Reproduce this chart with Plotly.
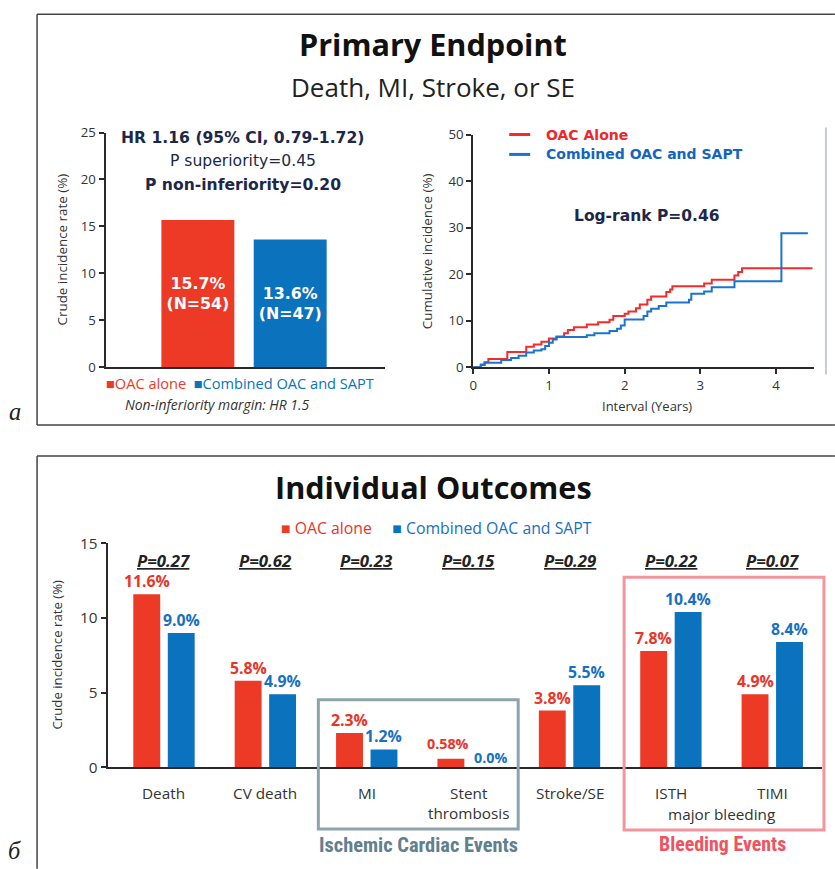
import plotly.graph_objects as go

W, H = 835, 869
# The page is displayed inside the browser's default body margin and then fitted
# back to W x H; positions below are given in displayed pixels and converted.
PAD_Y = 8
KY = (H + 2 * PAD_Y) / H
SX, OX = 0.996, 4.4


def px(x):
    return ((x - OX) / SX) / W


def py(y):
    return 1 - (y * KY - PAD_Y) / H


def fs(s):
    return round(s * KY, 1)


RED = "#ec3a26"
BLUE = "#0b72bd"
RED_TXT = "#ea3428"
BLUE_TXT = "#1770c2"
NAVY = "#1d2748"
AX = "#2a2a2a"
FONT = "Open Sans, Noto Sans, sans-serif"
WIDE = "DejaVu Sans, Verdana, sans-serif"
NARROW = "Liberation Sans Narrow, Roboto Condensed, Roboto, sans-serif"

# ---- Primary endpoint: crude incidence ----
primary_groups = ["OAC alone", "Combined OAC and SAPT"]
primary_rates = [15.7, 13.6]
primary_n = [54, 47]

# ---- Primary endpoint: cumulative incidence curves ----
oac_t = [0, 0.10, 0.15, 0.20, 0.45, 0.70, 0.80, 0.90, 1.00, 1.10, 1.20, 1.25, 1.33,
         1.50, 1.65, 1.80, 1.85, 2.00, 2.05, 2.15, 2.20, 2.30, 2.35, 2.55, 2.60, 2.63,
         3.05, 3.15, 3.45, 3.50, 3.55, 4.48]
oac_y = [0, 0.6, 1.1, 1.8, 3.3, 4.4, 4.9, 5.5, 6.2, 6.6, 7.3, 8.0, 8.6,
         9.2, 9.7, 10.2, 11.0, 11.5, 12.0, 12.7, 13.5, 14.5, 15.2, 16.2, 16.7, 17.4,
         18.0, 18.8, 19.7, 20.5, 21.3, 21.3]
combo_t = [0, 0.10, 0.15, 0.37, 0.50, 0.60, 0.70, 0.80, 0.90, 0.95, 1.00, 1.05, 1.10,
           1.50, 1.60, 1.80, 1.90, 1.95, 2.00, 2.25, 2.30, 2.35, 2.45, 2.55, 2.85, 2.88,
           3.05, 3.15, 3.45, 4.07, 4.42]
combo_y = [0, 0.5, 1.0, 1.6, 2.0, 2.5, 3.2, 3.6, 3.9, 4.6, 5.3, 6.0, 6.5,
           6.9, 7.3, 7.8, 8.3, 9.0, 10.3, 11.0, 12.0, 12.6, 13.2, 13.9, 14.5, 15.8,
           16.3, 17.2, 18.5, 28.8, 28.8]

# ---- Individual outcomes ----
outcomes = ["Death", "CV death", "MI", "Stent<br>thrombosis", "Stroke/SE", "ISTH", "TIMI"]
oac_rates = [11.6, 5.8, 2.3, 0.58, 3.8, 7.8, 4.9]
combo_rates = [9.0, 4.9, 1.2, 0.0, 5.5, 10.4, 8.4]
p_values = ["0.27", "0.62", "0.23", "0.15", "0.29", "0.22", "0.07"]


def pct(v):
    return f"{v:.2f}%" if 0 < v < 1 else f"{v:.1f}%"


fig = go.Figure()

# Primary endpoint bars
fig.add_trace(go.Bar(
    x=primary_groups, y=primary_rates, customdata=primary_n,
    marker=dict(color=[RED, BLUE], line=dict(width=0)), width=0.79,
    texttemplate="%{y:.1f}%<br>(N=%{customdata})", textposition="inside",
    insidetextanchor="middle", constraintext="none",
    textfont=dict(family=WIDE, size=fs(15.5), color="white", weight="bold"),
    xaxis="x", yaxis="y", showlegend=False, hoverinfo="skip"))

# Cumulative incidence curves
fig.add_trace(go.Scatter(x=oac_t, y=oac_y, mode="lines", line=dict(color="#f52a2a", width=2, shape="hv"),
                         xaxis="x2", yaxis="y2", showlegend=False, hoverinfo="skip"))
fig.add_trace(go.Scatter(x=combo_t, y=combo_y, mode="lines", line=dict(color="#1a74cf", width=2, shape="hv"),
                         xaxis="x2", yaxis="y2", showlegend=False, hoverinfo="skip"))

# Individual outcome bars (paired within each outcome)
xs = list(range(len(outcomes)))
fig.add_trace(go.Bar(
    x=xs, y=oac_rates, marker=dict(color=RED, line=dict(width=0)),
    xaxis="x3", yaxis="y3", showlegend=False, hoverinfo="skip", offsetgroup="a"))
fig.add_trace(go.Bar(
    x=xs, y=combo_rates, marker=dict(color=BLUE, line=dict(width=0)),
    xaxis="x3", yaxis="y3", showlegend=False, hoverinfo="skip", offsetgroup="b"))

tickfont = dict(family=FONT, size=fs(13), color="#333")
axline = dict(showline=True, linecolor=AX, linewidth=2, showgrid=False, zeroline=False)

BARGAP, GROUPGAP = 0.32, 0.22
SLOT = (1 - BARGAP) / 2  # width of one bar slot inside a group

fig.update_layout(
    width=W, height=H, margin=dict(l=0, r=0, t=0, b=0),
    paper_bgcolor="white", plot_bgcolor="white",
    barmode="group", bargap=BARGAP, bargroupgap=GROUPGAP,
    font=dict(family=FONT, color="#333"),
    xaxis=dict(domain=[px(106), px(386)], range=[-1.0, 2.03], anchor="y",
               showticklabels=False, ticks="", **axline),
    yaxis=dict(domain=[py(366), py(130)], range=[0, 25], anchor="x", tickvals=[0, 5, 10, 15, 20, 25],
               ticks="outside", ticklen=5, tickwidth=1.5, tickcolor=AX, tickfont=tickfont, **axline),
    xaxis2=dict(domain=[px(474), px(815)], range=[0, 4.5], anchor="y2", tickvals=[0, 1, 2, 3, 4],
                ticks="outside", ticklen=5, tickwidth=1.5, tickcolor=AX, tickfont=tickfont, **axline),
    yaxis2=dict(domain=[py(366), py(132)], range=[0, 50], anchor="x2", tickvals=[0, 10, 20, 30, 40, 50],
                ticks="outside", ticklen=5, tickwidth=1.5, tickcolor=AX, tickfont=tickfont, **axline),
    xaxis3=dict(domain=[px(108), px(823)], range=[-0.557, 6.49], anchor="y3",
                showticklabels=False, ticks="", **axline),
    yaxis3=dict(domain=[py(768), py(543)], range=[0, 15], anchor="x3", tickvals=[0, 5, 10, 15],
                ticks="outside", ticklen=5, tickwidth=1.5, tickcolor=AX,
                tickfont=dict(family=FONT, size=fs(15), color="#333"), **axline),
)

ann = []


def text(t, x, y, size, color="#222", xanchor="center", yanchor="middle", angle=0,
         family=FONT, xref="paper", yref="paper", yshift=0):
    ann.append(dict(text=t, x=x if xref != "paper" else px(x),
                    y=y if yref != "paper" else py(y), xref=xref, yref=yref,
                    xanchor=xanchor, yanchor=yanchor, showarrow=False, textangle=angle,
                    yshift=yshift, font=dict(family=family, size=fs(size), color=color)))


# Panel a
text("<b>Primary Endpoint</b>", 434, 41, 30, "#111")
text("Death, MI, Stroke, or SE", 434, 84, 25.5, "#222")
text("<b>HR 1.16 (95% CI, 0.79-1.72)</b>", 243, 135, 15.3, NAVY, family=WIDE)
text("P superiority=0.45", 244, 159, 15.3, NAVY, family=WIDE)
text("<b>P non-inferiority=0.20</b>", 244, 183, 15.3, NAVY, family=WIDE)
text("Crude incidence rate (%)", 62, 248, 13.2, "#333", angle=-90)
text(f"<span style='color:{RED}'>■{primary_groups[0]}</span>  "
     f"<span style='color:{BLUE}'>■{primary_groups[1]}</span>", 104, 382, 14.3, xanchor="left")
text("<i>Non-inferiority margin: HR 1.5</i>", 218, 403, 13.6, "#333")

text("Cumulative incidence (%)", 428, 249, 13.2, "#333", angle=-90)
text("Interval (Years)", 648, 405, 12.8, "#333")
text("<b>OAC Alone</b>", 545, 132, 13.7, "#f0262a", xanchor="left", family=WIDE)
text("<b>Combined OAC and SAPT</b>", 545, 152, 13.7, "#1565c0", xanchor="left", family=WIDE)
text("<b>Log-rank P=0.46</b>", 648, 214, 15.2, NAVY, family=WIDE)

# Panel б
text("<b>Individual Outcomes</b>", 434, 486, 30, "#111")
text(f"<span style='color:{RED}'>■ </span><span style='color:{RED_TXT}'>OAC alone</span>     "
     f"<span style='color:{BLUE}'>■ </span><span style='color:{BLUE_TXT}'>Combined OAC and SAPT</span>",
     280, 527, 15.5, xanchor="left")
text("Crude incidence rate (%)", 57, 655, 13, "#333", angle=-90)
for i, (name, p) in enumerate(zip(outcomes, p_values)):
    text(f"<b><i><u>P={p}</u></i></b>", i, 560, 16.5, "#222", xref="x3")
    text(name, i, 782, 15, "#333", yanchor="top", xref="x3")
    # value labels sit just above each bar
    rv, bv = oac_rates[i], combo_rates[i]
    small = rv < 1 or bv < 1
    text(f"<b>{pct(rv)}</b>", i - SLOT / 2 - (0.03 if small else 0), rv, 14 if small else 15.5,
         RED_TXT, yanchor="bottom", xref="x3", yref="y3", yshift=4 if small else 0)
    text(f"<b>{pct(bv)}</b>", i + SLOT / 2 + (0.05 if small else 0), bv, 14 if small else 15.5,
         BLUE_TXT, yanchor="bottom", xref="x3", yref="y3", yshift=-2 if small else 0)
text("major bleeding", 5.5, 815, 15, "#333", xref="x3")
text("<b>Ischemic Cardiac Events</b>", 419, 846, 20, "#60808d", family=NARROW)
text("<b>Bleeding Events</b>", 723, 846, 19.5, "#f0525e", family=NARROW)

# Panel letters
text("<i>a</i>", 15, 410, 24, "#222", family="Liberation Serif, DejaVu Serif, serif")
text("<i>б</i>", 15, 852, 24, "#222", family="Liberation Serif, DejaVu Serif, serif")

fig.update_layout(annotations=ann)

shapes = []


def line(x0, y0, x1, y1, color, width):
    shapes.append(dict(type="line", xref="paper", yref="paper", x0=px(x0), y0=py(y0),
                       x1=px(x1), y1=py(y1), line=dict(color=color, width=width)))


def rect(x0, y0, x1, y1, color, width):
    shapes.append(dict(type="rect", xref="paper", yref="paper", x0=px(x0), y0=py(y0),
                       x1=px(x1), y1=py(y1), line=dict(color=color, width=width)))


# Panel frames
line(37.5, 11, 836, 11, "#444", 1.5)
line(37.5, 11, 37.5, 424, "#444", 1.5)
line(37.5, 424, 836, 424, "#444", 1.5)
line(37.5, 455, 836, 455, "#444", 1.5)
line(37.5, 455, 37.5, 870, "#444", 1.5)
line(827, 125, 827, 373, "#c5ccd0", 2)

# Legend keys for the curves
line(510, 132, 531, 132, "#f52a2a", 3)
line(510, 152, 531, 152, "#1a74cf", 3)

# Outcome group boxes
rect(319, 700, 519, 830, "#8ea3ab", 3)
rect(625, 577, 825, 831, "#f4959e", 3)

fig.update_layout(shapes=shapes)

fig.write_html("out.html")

========

## WHAT YOU WILL DO
Restate exactly, please, only the lines between the start of the data and the line containing "SX, OX = 0.996, 4.4", both ends included, skipping the pictures.

## WORKED SOLUTION
Reproduce this chart with Plotly.
import plotly.graph_objects as go

W, H = 835, 869
# The page is displayed inside the browser's default body margin and then fitted
# back to W x H; positions below are given in displayed pixels and converted.
PAD_Y = 8
KY = (H + 2 * PAD_Y) / H
SX, OX = 0.996, 4.4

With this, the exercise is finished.